I've been thinking hard about the situation I described last week with an undergrad student (UgS) who is looking to work in the lab over the summer. The fact is, I think I jumped too quickly to a decision based on my immediate goals, without stepping back a bit. Obviously, as a new faculty member my main focus is getting things DONE in the lab and writing grants. From this perspective it is easy to say that anything that does not specifically lead to producing data that can be used for publications and grants is not worth my time right now. I'm stretched thin enough as it is and as such, should strive to minimize any more distractions at all costs. Right?
Well, the situation with UgS is not so cut and dry. As I mentioned earlier, UgS came to the lab as part of a specific diversity program and would be supported over the summer by this program. This same program is one that I have started a relationship with and written into grants as something I am committed to supporting. Grants aside, I am committed to the goals of the program and want to see it succeed, both as a whole and in my own lab. What I had not taken into consideration was that these students require more work from me than typical undergrad researchers and it is unreasonable for me to hold them up to the same light that I do some of the other students in the lab. I think I realized this on some level, but did not fully appreciate it until I sat down to think about the situation with UgS. This is the point of the program. This is what I have committed to.

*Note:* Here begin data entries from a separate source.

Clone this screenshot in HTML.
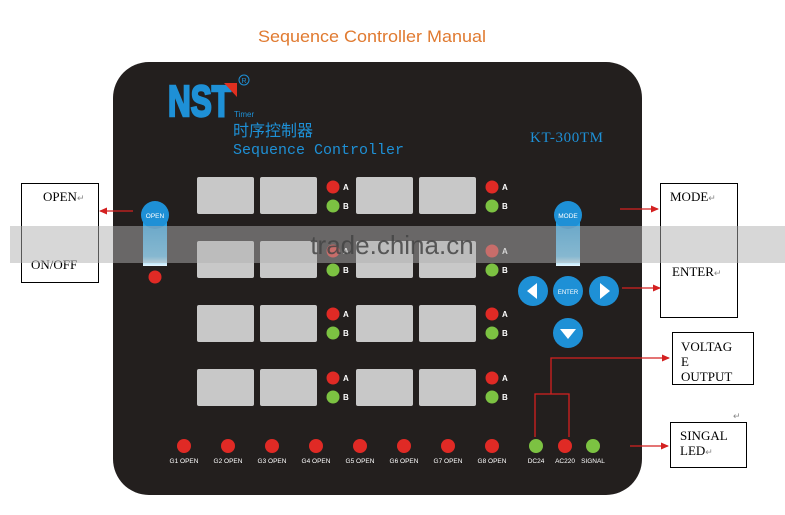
<!DOCTYPE html>
<html><head><meta charset="utf-8"><style>
html,body{margin:0;padding:0;background:#fff;width:785px;height:515px;overflow:hidden}
svg{display:block}
</style></head><body>
<svg width="785" height="515" viewBox="0 0 785 515" xmlns="http://www.w3.org/2000/svg">
<defs>
<marker id="ar" markerWidth="8" markerHeight="8" refX="7" refY="4" orient="auto" markerUnits="userSpaceOnUse"><path d="M0,0.5 L8,4 L0,7.5 Z" fill="#d42020"/></marker>
<linearGradient id="glow" x1="0" y1="0" x2="0" y2="1"><stop offset="0" stop-color="#1e9be0"/><stop offset="0.8" stop-color="#5cc0f0"/><stop offset="1" stop-color="#eaf8ff"/></linearGradient>
</defs>
<text x="258" y="42" font-family="Liberation Sans, sans-serif" font-size="17" fill="#e07a30" textLength="228" lengthAdjust="spacingAndGlyphs">Sequence Controller Manual</text>
<rect x="113" y="62" width="529" height="433" rx="36" fill="#231f1e"/>
<!-- logo -->
<text x="168" y="116" font-family="Liberation Sans, sans-serif" font-weight="bold" font-size="44" fill="#1e90d6" stroke="#1e90d6" stroke-width="2.5" textLength="63" lengthAdjust="spacingAndGlyphs">NST</text>
<path d="M224,83 L237,83 L237,97 Z" fill="#e03020"/>
<circle cx="244" cy="80" r="5" fill="none" stroke="#1e90d6" stroke-width="1"/>
<text x="244" y="83" text-anchor="middle" font-family="Liberation Sans, sans-serif" font-size="7" fill="#1e90d6">R</text>
<text x="234" y="117" font-family="Liberation Sans, sans-serif" font-size="8" fill="#1e90d6">Timer</text>
<text x="233" y="136" font-family="Liberation Sans, 'Noto Sans CJK SC', sans-serif" font-size="16" fill="#1e90d6">时序控制器</text>
<text x="233" y="154" font-family="Liberation Mono, monospace" font-size="15" fill="#1e90d6">Sequence Controller</text>
<text x="530" y="142" font-family="Liberation Serif, serif" font-size="15" fill="#1e90d6" textLength="73">KT-300TM</text>
<!-- displays -->
<g fill="#c8c8c8">
<rect x="197" y="177" width="57" height="37" rx="2"/><rect x="260" y="177" width="57" height="37" rx="2"/><rect x="356" y="177" width="57" height="37" rx="2"/><rect x="419" y="177" width="57" height="37" rx="2"/>
<rect x="197" y="241" width="57" height="37" rx="2"/><rect x="260" y="241" width="57" height="37" rx="2"/><rect x="356" y="241" width="57" height="37" rx="2"/><rect x="419" y="241" width="57" height="37" rx="2"/>
<rect x="197" y="305" width="57" height="37" rx="2"/><rect x="260" y="305" width="57" height="37" rx="2"/><rect x="356" y="305" width="57" height="37" rx="2"/><rect x="419" y="305" width="57" height="37" rx="2"/>
<rect x="197" y="369" width="57" height="37" rx="2"/><rect x="260" y="369" width="57" height="37" rx="2"/><rect x="356" y="369" width="57" height="37" rx="2"/><rect x="419" y="369" width="57" height="37" rx="2"/>
</g>
<g font-family="Liberation Sans, sans-serif" font-size="8" font-weight="bold" fill="#fff">
<g id="ab"><circle cx="333" cy="187" r="6.5" fill="#e02a25"/><circle cx="333" cy="206" r="6.5" fill="#7cc242"/><text x="343" y="190">A</text><text x="343" y="209">B</text></g>
<use href="#ab" x="159"/>
<use href="#ab" y="64"/><use href="#ab" x="159" y="64"/>
<use href="#ab" y="127"/><use href="#ab" x="159" y="127"/>
<use href="#ab" y="191"/><use href="#ab" x="159" y="191"/>
</g>
<!-- buttons -->
<rect x="143" y="218" width="24" height="48" fill="url(#glow)"/>
<circle cx="155" cy="215" r="14" fill="#1e90d6"/>
<text x="155" y="218" text-anchor="middle" font-family="Liberation Sans, sans-serif" font-size="6.5" fill="#fff">OPEN</text>
<circle cx="155" cy="277" r="6.5" fill="#e02a25"/>
<rect x="556" y="218" width="24" height="48" fill="url(#glow)"/>
<circle cx="568" cy="215" r="14" fill="#1e90d6"/>
<text x="568" y="218" text-anchor="middle" font-family="Liberation Sans, sans-serif" font-size="6.5" fill="#fff">MODE</text>
<circle cx="533" cy="291" r="15" fill="#1e90d6"/><path d="M527,291 L537,283 L537,299 Z" fill="#fff"/>
<circle cx="568" cy="291" r="15" fill="#1e90d6"/><text x="568" y="294" text-anchor="middle" font-family="Liberation Sans, sans-serif" font-size="6" fill="#fff">ENTER</text>
<circle cx="604" cy="291" r="15" fill="#1e90d6"/><path d="M610,291 L600,283 L600,299 Z" fill="#fff"/>
<circle cx="568" cy="333" r="15" fill="#1e90d6"/><path d="M568,339 L560,329 L576,329 Z" fill="#fff"/>
<!-- bottom leds -->
<g font-family="Liberation Sans, sans-serif" font-size="6.5" fill="#fff" text-anchor="middle">
<circle cx="184" cy="446" r="7" fill="#e02a25"/><text x="184" y="463">G1 OPEN</text>
<circle cx="228" cy="446" r="7" fill="#e02a25"/><text x="228" y="463">G2 OPEN</text>
<circle cx="272" cy="446" r="7" fill="#e02a25"/><text x="272" y="463">G3 OPEN</text>
<circle cx="316" cy="446" r="7" fill="#e02a25"/><text x="316" y="463">G4 OPEN</text>
<circle cx="360" cy="446" r="7" fill="#e02a25"/><text x="360" y="463">G5 OPEN</text>
<circle cx="404" cy="446" r="7" fill="#e02a25"/><text x="404" y="463">G6 OPEN</text>
<circle cx="448" cy="446" r="7" fill="#e02a25"/><text x="448" y="463">G7 OPEN</text>
<circle cx="492" cy="446" r="7" fill="#e02a25"/><text x="492" y="463">G8 OPEN</text>
<circle cx="536" cy="446" r="7" fill="#7cc242"/><text x="536" y="463">DC24</text>
<circle cx="565" cy="446" r="7" fill="#e02a25"/><text x="565" y="463">AC220</text>
<circle cx="593" cy="446" r="7" fill="#7cc242"/><text x="593" y="463">SIGNAL</text>
</g>
<!-- connectors -->
<g stroke="#d42020" stroke-width="1.3" fill="none">
<path d="M535,437 L535,394 L569,394 L569,437"/>
<path d="M551,394 L551,358 L669,358" marker-end="url(#ar)"/>
<path d="M133,211 L100,211" marker-end="url(#ar)"/>
<path d="M620,209 L658,209" marker-end="url(#ar)"/>
<path d="M622,288 L660,288" marker-end="url(#ar)"/>
<path d="M630,446 L668,446" marker-end="url(#ar)"/>
</g>
<!-- boxes -->
<g fill="#fff" stroke="#000" stroke-width="1">
<rect x="21.5" y="183.5" width="77" height="99"/>
<rect x="660.5" y="183.5" width="77" height="134"/>
<rect x="672.5" y="332.5" width="81" height="52"/>
<rect x="670.5" y="422.5" width="76" height="45"/>
</g>
<g font-family="Liberation Serif, serif" font-size="13" fill="#000">
<text x="43" y="201">OPEN<tspan font-size="9" fill="#888">↵</tspan></text>
<text x="31" y="269">ON/OFF</text>
<text x="670" y="201">MODE<tspan font-size="9" fill="#888">↵</tspan></text>
<text x="672" y="276">ENTER<tspan font-size="9" fill="#888">↵</tspan></text>
<text x="681" y="351">VOLTAG</text>
<text x="681" y="366">E</text>
<text x="681" y="381">OUTPUT</text>
<rect x="673" y="381" width="80" height="3" fill="#fff"/>
<line x1="672.5" y1="384.5" x2="753.5" y2="384.5" stroke="#000" stroke-width="1"/>
<text x="680" y="440">SINGAL</text>
<text x="680" y="455">LED<tspan font-size="9" fill="#888">↵</tspan></text>
<text x="733" y="419" font-size="9" fill="#888">↵</text>
</g>
<!-- watermark band -->
<rect x="10" y="226" width="775" height="37" fill="rgb(175,175,175)" fill-opacity="0.5"/>
<text x="392" y="254" text-anchor="middle" font-family="Liberation Sans, sans-serif" font-size="26" fill="#444" fill-opacity="0.85">trade.china.cn</text>
</svg>
</body></html>
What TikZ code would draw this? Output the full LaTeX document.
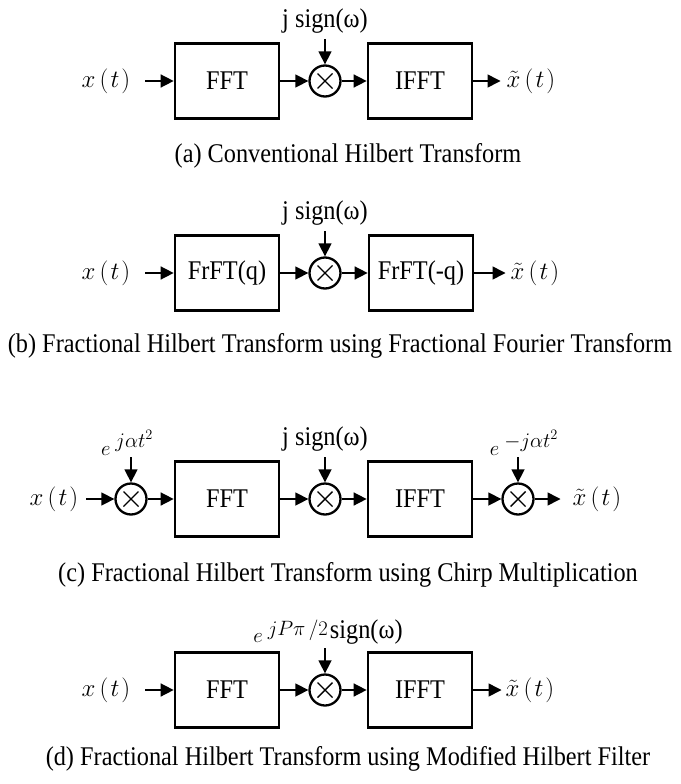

Sure, there are flaws in the program in terms of interaction between the coordinators and the mentors and there has to be more support for the mentors in terms of being prepared for the various students who we are sent, but I still think my expectations were in the wrong place. Unfortunately, with everything that has been going on this semester I did not take the time to reflect on this until now, which is entirely my fault. Having spoken to several people in the program and UgS directly, I now feel that I need to be more involved with this student than other undergrads and very carefully set up a plan so that UgS will succeed, despite their limitations. If it means that I need to spend a bit more of my time working with UgS and that one of my grad students needs to watch UgS for longer than they would normally monitor an undergrad in the lab, that's the price I am willing to pay for the goals of the program. After all, what is commitment without being willing to shoulder some cost?